We have covered extensively in our blog here at DevDosh Ltd over the course of the past year the various effects that the Brexit vote has had on the UK property market.
It seems to be a never ending pendulam of positive versus negative consequences, one minute it is all doom and gloom and the castle of glass that is the UK property market is going to shatter, and the next minute it is a fortress of steel that is impregnable to outside influences.
This blog is one of positivity regarding the UK property market following one more swing towards good news.
So it seems that there has been some considerable capital growth in the market, even the doomsayers would have to constructive about.
Property prices in major cities around the UK increased by 4.9% in the year to August 2017 but growth is down from the 6.6% recorded in the same month in 2016.
The last six months has seen consistent growth both year on year and month on month with average monthly growth at 2.5% in August, up from 1.1% in March and annual growth up from 2.7% in May.

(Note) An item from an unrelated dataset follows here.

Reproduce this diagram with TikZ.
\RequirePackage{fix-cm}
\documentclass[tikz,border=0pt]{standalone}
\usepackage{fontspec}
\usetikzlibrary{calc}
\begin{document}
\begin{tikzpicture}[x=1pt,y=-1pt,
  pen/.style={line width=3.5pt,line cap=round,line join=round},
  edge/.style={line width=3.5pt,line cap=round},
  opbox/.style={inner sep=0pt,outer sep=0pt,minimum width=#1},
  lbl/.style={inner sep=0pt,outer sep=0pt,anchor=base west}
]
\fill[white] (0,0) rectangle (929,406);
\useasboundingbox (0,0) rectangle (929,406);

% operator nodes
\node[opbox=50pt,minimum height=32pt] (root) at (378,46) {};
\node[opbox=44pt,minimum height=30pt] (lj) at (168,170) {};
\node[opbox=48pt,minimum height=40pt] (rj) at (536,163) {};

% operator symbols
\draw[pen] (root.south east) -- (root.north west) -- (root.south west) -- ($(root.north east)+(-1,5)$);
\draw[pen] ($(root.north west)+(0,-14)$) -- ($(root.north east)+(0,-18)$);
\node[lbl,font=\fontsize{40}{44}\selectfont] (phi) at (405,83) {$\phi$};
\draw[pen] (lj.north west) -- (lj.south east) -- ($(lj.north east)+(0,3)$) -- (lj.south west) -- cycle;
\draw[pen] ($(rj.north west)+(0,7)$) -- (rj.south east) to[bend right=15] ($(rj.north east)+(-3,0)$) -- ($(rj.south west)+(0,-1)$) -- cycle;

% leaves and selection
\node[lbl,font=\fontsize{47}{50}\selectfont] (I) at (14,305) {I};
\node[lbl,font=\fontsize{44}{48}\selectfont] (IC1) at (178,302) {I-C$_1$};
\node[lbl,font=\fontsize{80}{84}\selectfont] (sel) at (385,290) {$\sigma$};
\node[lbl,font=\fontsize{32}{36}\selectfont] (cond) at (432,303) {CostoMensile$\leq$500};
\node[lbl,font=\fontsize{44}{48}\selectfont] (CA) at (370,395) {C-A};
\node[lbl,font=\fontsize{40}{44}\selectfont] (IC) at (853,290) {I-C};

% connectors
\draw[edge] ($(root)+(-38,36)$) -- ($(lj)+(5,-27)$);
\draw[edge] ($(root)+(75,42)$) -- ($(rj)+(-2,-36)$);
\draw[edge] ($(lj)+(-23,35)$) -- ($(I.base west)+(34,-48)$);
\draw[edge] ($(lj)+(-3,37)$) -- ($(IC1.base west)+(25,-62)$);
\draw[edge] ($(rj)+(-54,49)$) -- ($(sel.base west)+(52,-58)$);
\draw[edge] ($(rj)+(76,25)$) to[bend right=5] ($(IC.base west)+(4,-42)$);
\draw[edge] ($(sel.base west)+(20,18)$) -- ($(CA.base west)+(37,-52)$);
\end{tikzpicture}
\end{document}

The data from real estate company Hometrack also shows that Manchester is the fastest growing city with annual price growth of 7.3% while London has the slowest annual growth at 1.9% and in Aberdeen prices are down 1.9%.
The report attributes the steady rise in house prices to falling unemployment and record low mortgage rates.
London is not fairing so well with home values actually falling, the nominal growth rate of 1.9% is below the general rate of inflation.
Graham Davidson, managing director, Sequre said:
‘It’s clear that those who have chased capital growth for many years are now steering clear and looking up north where property is much more affordable, rental yields are significantly higher and capital growth is following a firm upward curve,’ he said.